Process Automation

Yamop

One of my most fundamental contributions to the Chung Lab was the near complete overhaul of our neural imaging computing pipeline, an effort I dubbed “Yamop” (Yet Another Microscopy Operations Pipeline) in honor of our similarly named ops platform at Panalgo: “Yaeop” (Yet Another ETL Operations Pipeline).

Originally, nearly all computing tasks were performed by individual users running programs through the command line. This was highly inefficient, though it is, from my understanding, not particularly uncommon outside of companies specifically devoted to software development and computer science labs. The precise shape of the problem plummets into minutia very quickly, and rather than provide paragraphs of prose, I think things can be summarized by this: before I arrived the lab lacked task scheduling, resource allocation, logging, monitoring, and quality assurance. Yamop as a platform of wrapping scripts provided for our pipelines: task scheduling, resource allocation, logging, monitoring, and quality assurance. There you have it.

Components

Yamop was primarily written in bash and python, with a small amount of javascript, though bash was mostly used to interface with unix packages like cron and rsynch.

Basic Framework

The main framework of Yamop is split between three github repositories: the yamop repository which contains the code itself, yamop_configs which contains .json config files for pipelines to be run through the system, and a yamop_logs repository, which stores logs generated by any task run through the platform.
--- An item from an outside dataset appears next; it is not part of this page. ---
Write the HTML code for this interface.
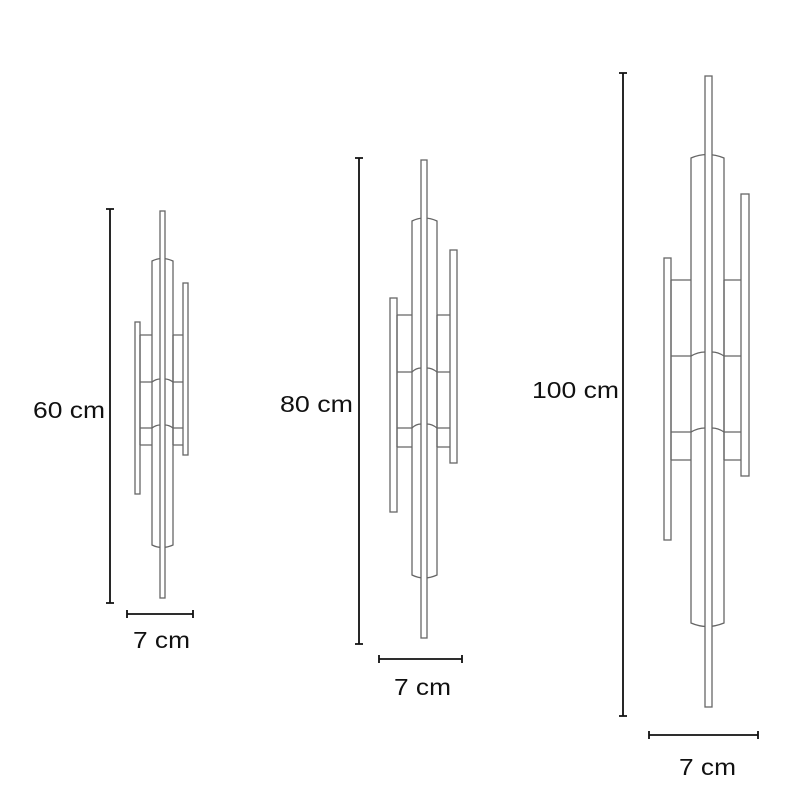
<!DOCTYPE html>
<html><head><meta charset="utf-8"><style>
html,body{margin:0;padding:0;background:#fff;}
svg{display:block}
text{font-family:"Liberation Sans",sans-serif;font-size:23px;fill:#111}
.l{fill:none;stroke:#666;stroke-width:1.3}
.d{stroke:#111;stroke-width:1.8;fill:none}
</style></head><body>
<svg width="800" height="800" viewBox="0 0 800 800">
<!-- Lamp 1 -->
<path class="d" d="M110 209V603M106 209H114M106 603H114M127 614H193M127 610V618M193 610V618"/>
<text x="33" y="418" textLength="72" lengthAdjust="spacingAndGlyphs">60 cm</text>
<text x="133" y="648" textLength="57" lengthAdjust="spacingAndGlyphs">7 cm</text>
<g class="l">
<path d="M152 261Q162 256 173 261V545Q162 550 152 545Z"/>
<rect x="160" y="211" width="5" height="387" fill="#fff"/>
<rect x="135" y="322" width="5" height="172"/>
<rect x="183" y="283" width="5" height="172"/>
<path d="M140 335V445M173 335V445M140 335H152M173 335H183M140 445H152M173 445H183"/>
<path d="M140 382H152Q156 379 160 379M165 379Q169 379 173 382H183M140 428H152Q156 425 160 425M165 425Q169 425 173 428H183"/>
</g>
<!-- Lamp 2 -->
<path class="d" d="M359 158V644M355 158H363M355 644H363M379 659H462M379 655V663M462 655V663"/>
<text x="280" y="412" textLength="73" lengthAdjust="spacingAndGlyphs">80 cm</text>
<text x="394" y="695" textLength="57" lengthAdjust="spacingAndGlyphs">7 cm</text>
<g class="l">
<path d="M412 221Q424 215 437 221V575Q424 581 412 575Z"/>
<rect x="421" y="160" width="6" height="478" fill="#fff"/>
<rect x="390" y="298" width="7" height="214"/>
<rect x="450" y="250" width="7" height="213"/>
<path d="M397 315V447M437 315V447M397 315H412M437 315H450M397 447H412M437 447H450"/>
<path d="M397 372H412Q416 368 421 368M427 368Q432 368 437 372H450M397 428H412Q416 424 421 424M427 424Q432 424 437 428H450"/>
</g>
<!-- Lamp 3 -->
<path class="d" d="M623 73V716M619 73H627M619 716H627M649 735H758M649 731V739M758 731V739"/>
<text x="532" y="398" textLength="87" lengthAdjust="spacingAndGlyphs">100 cm</text>
<text x="679" y="775" textLength="57" lengthAdjust="spacingAndGlyphs">7 cm</text>
<g class="l">
<path d="M691 158Q707 151 724 158V623Q707 630 691 623Z"/>
<rect x="705" y="76" width="7" height="631" fill="#fff"/>
<rect x="664" y="258" width="7" height="282"/>
<rect x="741" y="194" width="8" height="282"/>
<path d="M671 280V460M724 280V460M671 280H691M724 280H741M671 460H691M724 460H741"/>
<path d="M671 356H691Q698 352 705 352M712 352Q718 352 724 356H741M671 432H691Q698 428 705 428M712 428Q718 428 724 432H741"/>
</g>
</svg>
</body></html>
A user can use the run_task.py script, followed by the name of a bash or python script, and whatever modifiers that script requires, and yamop runs the given script as normal with the benefit of it’s suite of features.

The aforementioned config .json files are run through the run_config.py script, which essentially chains together run_task.py commands.

Task Scheduling

Task scheduling was achieved through the run_config.py script, as every step of a pipeline could be compiled into a generic config file, and then have the necessary inputs for any particular sample given by the operator at launch.

Furthermore the cron unix package was utilized to perform necessary repeating tasks, like automatically pushing logs to the yamop_logs git repo, though the same functionality was never implemented for the main yamop repo or yamop_configs for obvious reasons.

Resource Allocation

Resource allocation was implemented through a mix of the cgroups and mpstat packages for unix, with the former allowing a user to specify a desired priority for their program, and the latter being used to check overall cpu usage on the system. If the current computing server was already full, yamop is capable of running the given process on another less busy server on the network through a rather convoluted implementation of ansible.

Logging

As mentioned above, yamop logs the output of scripts to a log file, which is then uploaded to the yamop_logs repo. Of all the modules in the repo, this probably has the highest ratio of ease of implementation to amount of work to actually become useful, which is to say, the logging of the output of our various scripts was easy, but developing methods to sift through it so as to only include the useful information took ages.

Monitoring

The monitoring module is composed of two main elements: a web based monitoring board and a slack bot.

The monitoring board is a web page running on the lab’s apache II server written in javascript, which displays the currently active jobs on each server, each server’s overall capacity, and the jobs which are expected to run in the future (those which are set to be run from a config file).

The slack bot monitors the output of any process run through yamop, and sends messages to the user if it seems their task has stalled, errored out, or is otherwise taking longer than expected.

Quality Assurance

The final aspect of yamop was quality assurance, which was highly specific per task. For the microscopy processing pipeline, this took the form of several scripts meant to better align each chunk of a given image, and then align each sample slab together, however the framework of the system allowed for any number of tasks to be considered the “QA” step of a given config.

While nearly every other aspect of the main pipeline was automated, the work this portion demands remains stubbornly human.

Results

Yamop is the computing portion of the paper the Chung Lab published recently published in Science. It’s why we’re able to analyse and share the sheer volume of neural data that the lab can image.

It also reduced the total man hours per TB of processed data from .6 hours/TB (about 5 hours to fully process and run QC on a 3TB sample) to .16 hours/TB (about a half hour of operator work to fully process and run QC on a 3TB sample). Or about one 10th of the previous time. Now the entire output of the lab’s neural imaging can be processed and verified by one trained staff member.

Many grad students were freed from toil by this advancement.